Goal of the exercise:
Reproduce all the lines below exactly and omit the images.

════════════════

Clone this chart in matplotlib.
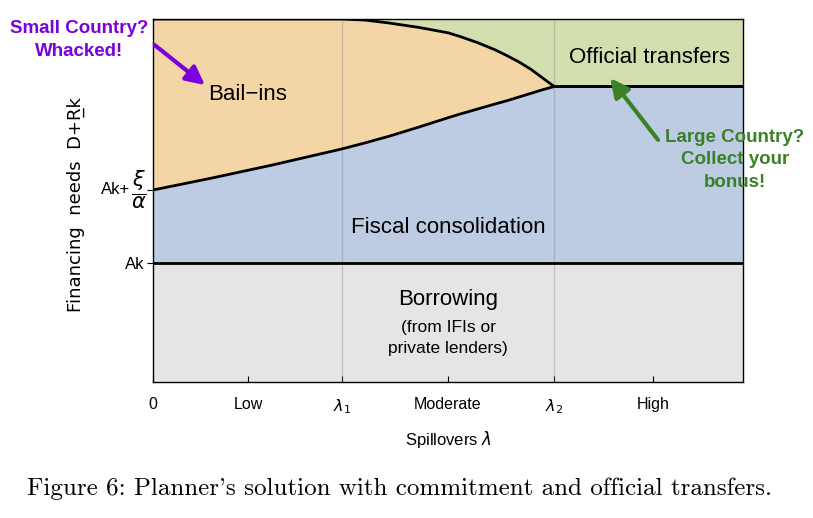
import numpy as np
import matplotlib
matplotlib.use("Agg")
import matplotlib.pyplot as plt
import matplotlib.transforms as mtransforms

plt.rcParams['font.family'] = ['Liberation Sans', 'DejaVu Sans']
plt.rcParams['mathtext.fontset'] = 'dejavusans'

# spillover grid (0 .. 1) and boundaries
lam = [0, 0.1, 0.2, 0.32, 0.36, 0.4, 0.45, 0.5, 0.52, 0.55, 0.58, 0.6, 0.62, 0.64, 0.66, 0.68, 1.0]
upper = [1, 1, 1, 1, 0.997, 0.989, 0.977, 0.962, 0.952, 0.935, 0.915, 0.899, 0.882, 0.862, 0.838, 0.814, 0.814]
lower = [0.529, 0.562, 0.597, 0.642, 0.659, 0.677, 0.702, 0.728, 0.738, 0.752, 0.766, 0.775, 0.785, 0.795, 0.805, 0.814, 0.814]
ak = 0.328
lam1, lam2 = 0.32, 0.68

xticks = [0, 0.161, lam1, 0.5, lam2, 0.847]
xlabels = ["0", "Low", r"$\lambda_1$", "Moderate", r"$\lambda_2$", "High"]
yticks = [ak, lower[0]]
ylabels = ["Ak", ""]

fig = plt.figure(figsize=(8.13, 5.18), dpi=100)
ax = fig.add_axes([0.1882, 0.2625, 0.7257, 0.7008])

lam_a = np.array(lam)
up_a = np.array(upper)
lo_a = np.array(lower)

ax.fill_between([0, 1], 0, ak, color="#E5E5E5", lw=0)
ax.fill_between(lam_a, ak, lo_a, color="#BDCCE2", lw=0)
ax.fill_between(lam_a, lo_a, up_a, color="#F4D6A6", lw=0)
ax.fill_between(lam_a, up_a, 1, color="#D3DEAF", lw=0)

ax.axvline(lam1, color="gray", lw=1, alpha=0.35)
ax.axvline(lam2, color="gray", lw=1, alpha=0.35)

ax.plot([0, 1], [ak, ak], color="black", lw=2)
ax.plot(lam_a, lo_a, color="black", lw=2)
ax.plot(lam_a, up_a, color="black", lw=2)

ax.set_xlim(0, 1)
ax.set_ylim(0, 1)
ax.set_xticks(xticks)
ax.set_xticklabels(xlabels, fontsize=11.5)
ax.set_yticks(yticks)
ax.set_yticklabels(ylabels, fontsize=12)
ax.tick_params(axis="x", direction="in", length=4, pad=11)
ax.tick_params(axis="y", direction="out", length=4, pad=2)
for s in ax.spines.values():
    s.set_linewidth(1)

# Ak + xi/alpha tick label, written out by hand so the fraction is full size
trans = mtransforms.blended_transform_factory(ax.transAxes, ax.transData)
ax.text(-0.039, lower[0], "Ak+", fontsize=12, ha="right", va="center", transform=trans)
ax.text(-0.0237, lower[0], r"$\dfrac{\xi}{\alpha}$", fontsize=15, ha="center", va="center",
        transform=trans)

ax.set_xlabel(r"Spillovers $\lambda$", fontsize=12, labelpad=9)
# DejaVu has a zero-width combining low line, so R gets underlined properly
ax.set_ylabel("Financing  needs  D+R\u0332k", fontsize=13, family="DejaVu Sans")
ax.yaxis.set_label_coords(-0.116, 0.49)

# region labels
ax.text(0.093, 0.791, "Bail\u2212ins", fontsize=16, va="center", ha="left")
ax.text(0.841, 0.895, "Official transfers", fontsize=16, va="center", ha="center")
ax.text(0.5, 0.427, "Fiscal consolidation", fontsize=16, va="center", ha="center")
ax.text(0.5, 0.226, "Borrowing", fontsize=16, va="center", ha="center")
ax.text(0.5, 0.121, "(from IFIs or\nprivate lenders)", fontsize=12.5, va="center",
        ha="center", linespacing=1.5)

# callouts
ax.annotate("", xy=(0.088, 0.818), xytext=(0.003, 0.928),
            arrowprops=dict(arrowstyle="-|>", color="#7A00DD", lw=3, mutation_scale=28,
                            shrinkA=0, shrinkB=0), annotation_clip=False)
ax.text(-0.125, 0.942, "Small Country?\nWhacked!", fontsize=13.5, fontweight="bold",
        color="#7A00DD", ha="center", va="center", linespacing=1.4)

ax.annotate("", xy=(0.775, 0.837), xytext=(0.856, 0.667),
            arrowprops=dict(arrowstyle="-|>", color="#3C8027", lw=3, mutation_scale=28,
                            shrinkA=0, shrinkB=0), annotation_clip=False)
ax.text(0.986, 0.612, "Large Country?\nCollect your\nbonus!", fontsize=13.5,
        fontweight="bold", color="#3C8027", ha="center", va="center", linespacing=1.45,
        clip_on=False)

fig.text(0.492, 0.056, "Figure 6: Planner's solution with commitment and official transfers.",
         fontsize=18, family=["cmr10", "DejaVu Serif"], ha="center", va="center")

fig.savefig("out.png", dpi=100)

════════════════

Finished exercise:
Clone this chart in matplotlib.
import numpy as np
import matplotlib
matplotlib.use("Agg")
import matplotlib.pyplot as plt
import matplotlib.transforms as mtransforms

plt.rcParams['font.family'] = ['Liberation Sans', 'DejaVu Sans']
plt.rcParams['mathtext.fontset'] = 'dejavusans'

# spillover grid (0 .. 1) and boundaries
lam = [0, 0.1, 0.2, 0.32, 0.36, 0.4, 0.45, 0.5, 0.52, 0.55, 0.58, 0.6, 0.62, 0.64, 0.66, 0.68, 1.0]
upper = [1, 1, 1, 1, 0.997, 0.989, 0.977, 0.962, 0.952, 0.935, 0.915, 0.899, 0.882, 0.862, 0.838, 0.814, 0.814]
lower = [0.529, 0.562, 0.597, 0.642, 0.659, 0.677, 0.702, 0.728, 0.738, 0.752, 0.766, 0.775, 0.785, 0.795, 0.805, 0.814, 0.814]
ak = 0.328
lam1, lam2 = 0.32, 0.68

xticks = [0, 0.161, lam1, 0.5, lam2, 0.847]
xlabels = ["0", "Low", r"$\lambda_1$", "Moderate", r"$\lambda_2$", "High"]
yticks = [ak, lower[0]]
ylabels = ["Ak", ""]

fig = plt.figure(figsize=(8.13, 5.18), dpi=100)
ax = fig.add_axes([0.1882, 0.2625, 0.7257, 0.7008])

lam_a = np.array(lam)
up_a = np.array(upper)
lo_a = np.array(lower)

ax.fill_between([0, 1], 0, ak, color="#E5E5E5", lw=0)
ax.fill_between(lam_a, ak, lo_a, color="#BDCCE2", lw=0)
ax.fill_between(lam_a, lo_a, up_a, color="#F4D6A6", lw=0)
ax.fill_between(lam_a, up_a, 1, color="#D3DEAF", lw=0)

ax.axvline(lam1, color="gray", lw=1, alpha=0.35)
ax.axvline(lam2, color="gray", lw=1, alpha=0.35)

ax.plot([0, 1], [ak, ak], color="black", lw=2)
ax.plot(lam_a, lo_a, color="black", lw=2)
ax.plot(lam_a, up_a, color="black", lw=2)

ax.set_xlim(0, 1)
ax.set_ylim(0, 1)
ax.set_xticks(xticks)
ax.set_xticklabels(xlabels, fontsize=11.5)
ax.set_yticks(yticks)
ax.set_yticklabels(ylabels, fontsize=12)
ax.tick_params(axis="x", direction="in", length=4, pad=11)
ax.tick_params(axis="y", direction="out", length=4, pad=2)
for s in ax.spines.values():
    s.set_linewidth(1)

# Ak + xi/alpha tick label, written out by hand so the fraction is full size
trans = mtransforms.blended_transform_factory(ax.transAxes, ax.transData)
ax.text(-0.039, lower[0], "Ak+", fontsize=12, ha="right", va="center", transform=trans)
ax.text(-0.0237, lower[0], r"$\dfrac{\xi}{\alpha}$", fontsize=15, ha="center", va="center",
        transform=trans)

ax.set_xlabel(r"Spillovers $\lambda$", fontsize=12, labelpad=9)
# DejaVu has a zero-width combining low line, so R gets underlined properly
ax.set_ylabel("Financing  needs  D+R\u0332k", fontsize=13, family="DejaVu Sans")
ax.yaxis.set_label_coords(-0.116, 0.49)

# region labels
ax.text(0.093, 0.791, "Bail\u2212ins", fontsize=16, va="center", ha="left")
ax.text(0.841, 0.895, "Official transfers", fontsize=16, va="center", ha="center")
ax.text(0.5, 0.427, "Fiscal consolidation", fontsize=16, va="center", ha="center")
ax.text(0.5, 0.226, "Borrowing", fontsize=16, va="center", ha="center")
ax.text(0.5, 0.121, "(from IFIs or\nprivate lenders)", fontsize=12.5, va="center",
        ha="center", linespacing=1.5)

# callouts
ax.annotate("", xy=(0.088, 0.818), xytext=(0.003, 0.928),
            arrowprops=dict(arrowstyle="-|>", color="#7A00DD", lw=3, mutation_scale=28,
                            shrinkA=0, shrinkB=0), annotation_clip=False)
ax.text(-0.125, 0.942, "Small Country?\nWhacked!", fontsize=13.5, fontweight="bold",
        color="#7A00DD", ha="center", va="center", linespacing=1.4)

ax.annotate("", xy=(0.775, 0.837), xytext=(0.856, 0.667),
            arrowprops=dict(arrowstyle="-|>", color="#3C8027", lw=3, mutation_scale=28,
                            shrinkA=0, shrinkB=0), annotation_clip=False)
ax.text(0.986, 0.612, "Large Country?\nCollect your\nbonus!", fontsize=13.5,
        fontweight="bold", color="#3C8027", ha="center", va="center", linespacing=1.45,
        clip_on=False)

fig.text(0.492, 0.056, "Figure 6: Planner's solution with commitment and official transfers.",
         fontsize=18, family=["cmr10", "DejaVu Serif"], ha="center", va="center")

fig.savefig("out.png", dpi=100)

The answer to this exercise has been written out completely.